A l’école, on « cultive l’intelligence » en restant immobile dans sa chaise. Ce qui suggère depuis très tôt dans notre vie que « la pensée, c’est dans la tête et le corps n’y est que pour peu ». Ceci est peut-être encore plus flagrant dans la culture française, réputée cartésienne.
Il s’agit d’une erreur importante. Comme le suggèrent par exemple ces données scientifiques :

    • Le livre du neuroscientifique A. Damasio :« L’erreur de Descartes » a montré que l’émotion est crucial dans la pensée, surtout quand nous devons prioriser ce qui est important et ce que l’est moins. Donc sur quoi nous devrons réfléchir et sur ce qui est à exclure de nos activités cognitives. Donc la culture d’une vraie intelligence exige aussi la capacité d’accueillir et bien gérer nos émotions et ressentis, qui se manifestent dans notre corps (c’est pour cela que Damasio parle des « marqueurs somatiques »).
    • L’imagerie cérébrale a montré que dans nos activités cognitives le cervelet est très impliqué. La fonction primaire du cervelet la mieux connue est d’activer et coordonner nos mouvements corporels. Pour simplifier un peu, on pourrait dire que, pour le cerveau, « penser = bouger » (ou « manipuler des symboles », comme nous manipulons aussi des objets à l’extérieur de nous).

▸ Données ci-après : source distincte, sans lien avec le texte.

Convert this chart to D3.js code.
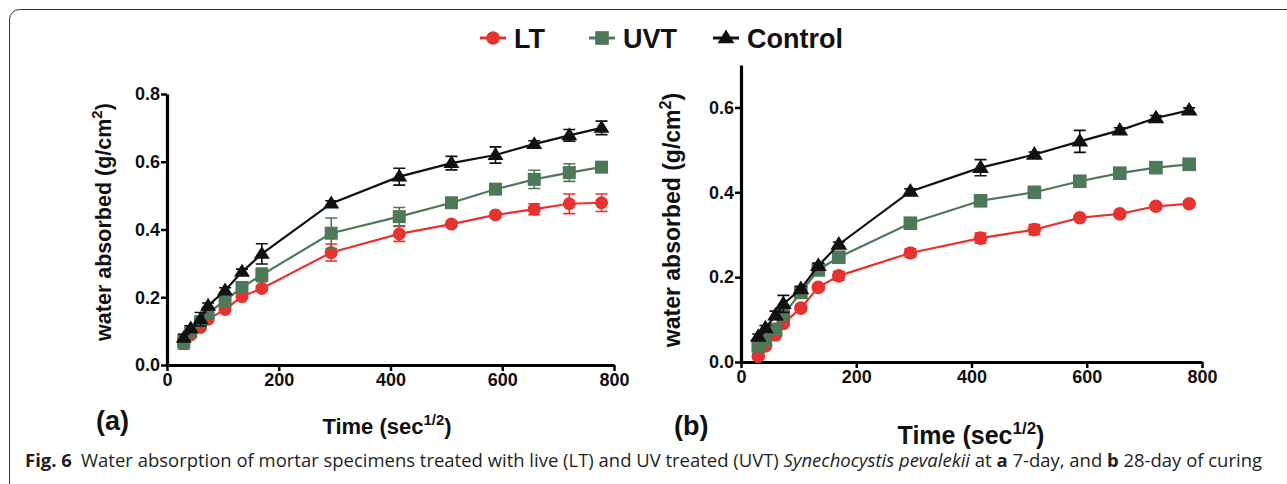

Autre détail intéressant : le système vestibulaire, qui gère notre posture et notre équilibre, est très fortement lié au cervelet.

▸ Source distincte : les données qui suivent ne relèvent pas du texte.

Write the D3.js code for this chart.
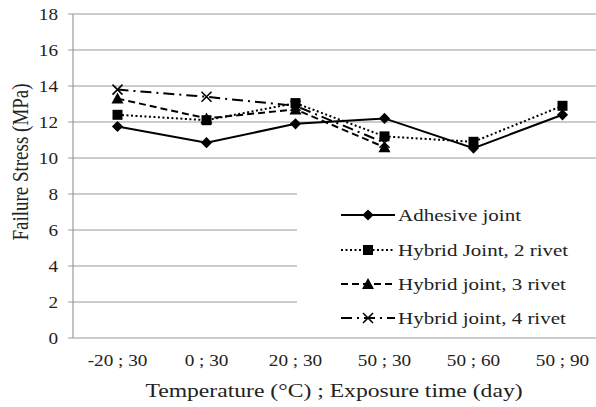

Et finalement, il y des connexions importantes entre le cervelet et les lobes préfrontaux, « site » de nos capacités d’anticiper les conséquences de nos actions (ce qui inclut nos raisonnements), de gérer nos émotions, de notre empathie et de nos intuitions.

  • Ce qui indique, sous un autre angle, le lien direct entre mouvement et pensée: d’autres études ont montré que l’on peut difficilement exprimer ses pensées si l’on ne peut pas bouger ses mains. C’est en partie pour cela que, dans mes approches, l’attention est régulièrement portée sur les changements de posture et les gestes spontanées, qui émanent dans le dialogue thérapeutique.
  • Les études comportementalistes les plus avancées sur la cognition (élaborées dans la « Théorie des Cadres Relationnels », en anglais « Relational Frame Theory ») sont un développement très fructueux des études entamées par F.B. Skinner sous le nom  « Comportement Verbal ». Ce nom suggère déjà que penser est un comportement, et que les comportements verbaux (se souvenir, anticiper, créer et organiser des symboles, décrire son vécu, etc) obéissent largement aux mêmes lois que les comportements directement observables de l’extérieur. Et ces derniers sont forcément des mouvements corporels.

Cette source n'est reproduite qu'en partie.